The Rise of FedNow Instant Payments: How Real-Time Money Movement Is Changing Business Payouts

Feb 13, 2026 | Payments & Money Movement

Instant payments are moving from “nice to have” to “expected,” especially for businesses that pay lots of vendors, contractors, creators, drivers, or partners. FedNow is one of the major U.S. rails enabling that shift—designed so banks and credit unions can send and receive real-time account-to-account payments that settle in seconds, 24/7/365. 

But the biggest story isn’t the technology—it’s what real-time settlement changes about accounts payable (AP): timing, cash visibility, vendor satisfaction, and operational control.

What FedNow is (in plain terms)

FedNow is a real-time payment system operated by the Federal Reserve. It allows participating financial institutions to move money instantly, with funds available to the recipient in near real time—unlike traditional bank transfers that may take hours or days. 

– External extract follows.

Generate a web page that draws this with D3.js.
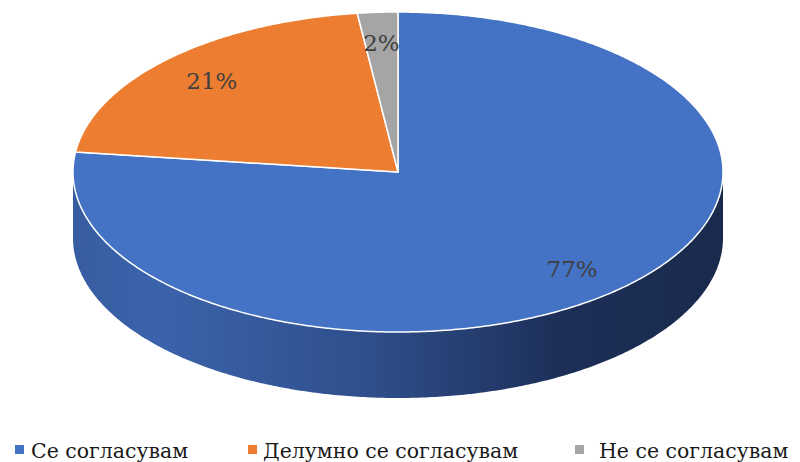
<!DOCTYPE html>
<html>
<head>
<meta charset="utf-8">
<script src="https://cdn.jsdelivr.net/npm/d3@7"></script>
<style>
  body { margin: 0; background: #fff; }
  text { font-family: "DejaVu Serif", serif; }
</style>
</head>
<body>
<script>
// chart data
var categories = ["Се согласувам", "Делумно се согласувам", "Не се согласувам"];
var values = [77, 21, 2];
var labels = ["77%", "21%", "2%"];
var colors = ["#4472C4", "#ED7D31", "#A5A5A5"];

var w = 800, h = 462;
var cx = 398, cy = 172, rx = 325, ry = 160, depth = 66;

var svg = d3.select("body").append("svg")
    .attr("width", w)
    .attr("height", h);

// gradient for the blue side wall
var defs = svg.append("defs");
var grad = defs.append("linearGradient")
    .attr("id", "sideGrad")
    .attr("gradientUnits", "userSpaceOnUse")
    .attr("x1", cx - rx).attr("x2", cx + rx)
    .attr("y1", 0).attr("y2", 0);
grad.append("stop").attr("offset", "0").attr("stop-color", "#375ca0");
grad.append("stop").attr("offset", "0.12").attr("stop-color", "#3b63ab");
grad.append("stop").attr("offset", "0.45").attr("stop-color", "#2f4f8c");
grad.append("stop").attr("offset", "0.75").attr("stop-color", "#1d2f58");
grad.append("stop").attr("offset", "1").attr("stop-color", "#1a2a4d");

var pie = d3.pie().sort(null);
var arcs = pie(values);

// point on the ellipse, angle clockwise from 12 o'clock
function pt(a, k, dy) {
    return [cx + rx * k * Math.sin(a), cy - ry * k * Math.cos(a) + (dy || 0)];
}

function topPath(d) {
    var p = d3.path();
    p.moveTo(cx, cy);
    var n = Math.max(2, Math.ceil((d.endAngle - d.startAngle) / 0.01));
    for (var i = 0; i <= n; i++) {
        var a = d.startAngle + (d.endAngle - d.startAngle) * i / n;
        var q = pt(a, 1);
        p.lineTo(q[0], q[1]);
    }
    p.closePath();
    return p.toString();
}

// outer wall only where it faces us (between 90 and 270 degrees)
function sidePath(d) {
    var s = Math.max(d.startAngle, Math.PI / 2);
    var e = Math.min(d.endAngle, Math.PI * 1.5);
    if (e <= s) return null;
    var n = Math.ceil((e - s) / 0.01), i, a, q;
    var p = d3.path();
    q = pt(s, 1);
    p.moveTo(q[0], q[1]);
    for (i = 1; i <= n; i++) {
        a = s + (e - s) * i / n;
        q = pt(a, 1);
        p.lineTo(q[0], q[1]);
    }
    for (i = n; i >= 0; i--) {
        a = s + (e - s) * i / n;
        q = pt(a, 1, depth);
        p.lineTo(q[0], q[1]);
    }
    p.closePath();
    return p.toString();
}

svg.append("g").selectAll("path")
    .data(arcs.filter(function(d) { return sidePath(d); }))
    .enter()
    .append("path")
    .attr("d", sidePath)
    .attr("fill", "url(#sideGrad)");

svg.append("g").selectAll("path")
    .data(arcs)
    .enter()
    .append("path")
    .attr("d", topPath)
    .attr("fill", function(d, i) { return colors[i]; })
    .attr("stroke", "#fff")
    .attr("stroke-width", 1.5)
    .attr("stroke-linejoin", "round");

// percentage labels
svg.append("g").selectAll("text")
    .data(arcs)
    .enter()
    .append("text")
    .attr("x", function(d) { return pt((d.startAngle + d.endAngle) / 2, 0.81)[0]; })
    .attr("y", function(d) { return pt((d.startAngle + d.endAngle) / 2, 0.81)[1]; })
    .attr("dy", "0.36em")
    .attr("text-anchor", "middle")
    .attr("font-size", 23)
    .attr("fill", "#404040")
    .text(function(d, i) { return labels[i]; });

// legend
var swatchX = [15, 248, 575];
var textX = [31, 263, 599];
var legend = svg.append("g");

legend.selectAll("rect")
    .data(categories)
    .enter()
    .append("rect")
    .attr("x", function(d, i) { return swatchX[i]; })
    .attr("y", 445)
    .attr("width", 9).attr("height", 9)
    .attr("fill", function(d, i) { return colors[i]; });

legend.selectAll("text")
    .data(categories)
    .enter()
    .append("text")
    .attr("x", function(d, i) { return textX[i]; })
    .attr("y", 458)
    .attr("font-size", 21)
    .attr("fill", "#1a1a1a")
    .text(function(d) { return d; })
    .each(function() {
        // narrow DejaVu a little, closer to the Times look
        var len = this.getComputedTextLength();
        d3.select(this)
            .attr("textLength", len * 0.975)
            .attr("lengthAdjust", "spacingAndGlyphs");
    });
</script>
</body>
</html>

FedNow is often discussed alongside other U.S. real-time rails (like RTP). In practice, many businesses think less about the rail name and more about the outcome: “Can I pay this person right now, and will it arrive in seconds?” 

Why instant payments took longer in the U.S.

For years, the U.S. leaned heavily on:

  • ACH for everyday bank transfers (reliable, but not truly instant and typically batch-based)
  • Wires for speed (fast, but expensive and difficult to scale for high-volume payouts)

A private real-time network launched in the late 2010s, but adoption wasn’t universal—especially among smaller institutions—creating demand for a more broadly accessible option. FedNow was announced as a nationwide solution and launched in July 2023. 

What’s changing in 2025: coverage and momentum

By mid-2025, participation had grown substantially, and the service was processing millions of payments per quarter. 

A major practical impact of adding FedNow support (especially when paired with other real-time rails) is expanded reach—including improved coverage for recipients at smaller or regional financial institutions. Some payment platforms report being able to route instant payments to a large majority of U.S. bank accounts by using more than one rail and selecting the best available option per recipient. 

Why this matters for accounts payable (AP)

Instant payments reshape AP because they let businesses treat payment timing like a switch, not a waiting game:

1) Better payout timing control

You can pay vendors and contractors exactly when you choose, including nights, weekends, and holidays. 

2) Faster vendor/contractor satisfaction

For many payees, speed equals trust. “I got paid instantly” is a noticeably better experience than “it’ll arrive in 2–3 business days.”

3) Fewer “Where’s my money?” tickets

When the recipient gets funds in seconds, you cut down on follow-ups tied to ACH timing, weekends, and banking holidays. 

4) Cleaner cash forecasting (when used intentionally)

Instant settlement can reduce the gap between “payment initiated” and “payment completed,” which can make reconciliation and cash positioning easier—if your processes are aligned.

Instant payments vs. ACH: the differences that actually affect operations

Both are account-to-account transfers, but instant payments behave differently in ways AP teams feel immediately:

  • Final and irrevocable: once sent, the payment is designed to be final—so controls up front matter more. 
  • Always on: real-time rails run year-round and don’t pause for weekends/holidays. 
  • Immediate availability: vendors get funds right away, which changes expectations and support workflows. 

Best-fit use cases (where instant payments shine)

Instant payments are especially compelling for scenarios where timing is part of the value:

  • Contractor / gig payouts
  • Marketplace seller payouts
  • Insurance or claims-related disbursements
  • Urgent vendor payments (avoid late fees, release shipments, unblock service)
  • Refunds where speed improves customer satisfaction
  • “Last-mile” payments when ACH would miss a cut-off or land after a weekend

What to plan for before you turn it on

Because instant payments settle quickly and are meant to be final, the operational checklist matters:

1) Eligibility logic

Not every vendor’s bank can receive instant payments. Many systems handle this by showing which vendors are eligible and routing via the best available rail automatically. 

2) Approval workflows and access controls

Real-time money movement increases the cost of mistakes. Tighten:

  • who can initiate
  • who can approve
  • limits by role/vendor/type

3) Fraud and vendor change protection

Strengthen verification around bank detail changes and new payees (multi-step verification, alerts, cooling-off periods for high-risk changes).

4) When to use instant vs. standard

A smart approach is offering multiple payout methods and using instant payments when they deliver clear value (urgency, vendor preference, support reduction), while keeping ACH as the low-cost default for routine payments.

A practical “instant payments” rollout playbook

  1. Segment your payees (contractors, vendors, sellers, refunds, etc.).
  2. Pick priority moments (weekend payouts, urgent invoices, high-support vendors).
  3. Set rules (which payments can be instant, max amounts, approval requirements).
  4. Add visibility (vendor eligibility indicators + payment status). 
  5. Train support on the new expectation: “instant means instant,” and what to do when a payee isn’t eligible.
  6. Monitor outcomes (support tickets, payout time, vendor satisfaction, exceptions).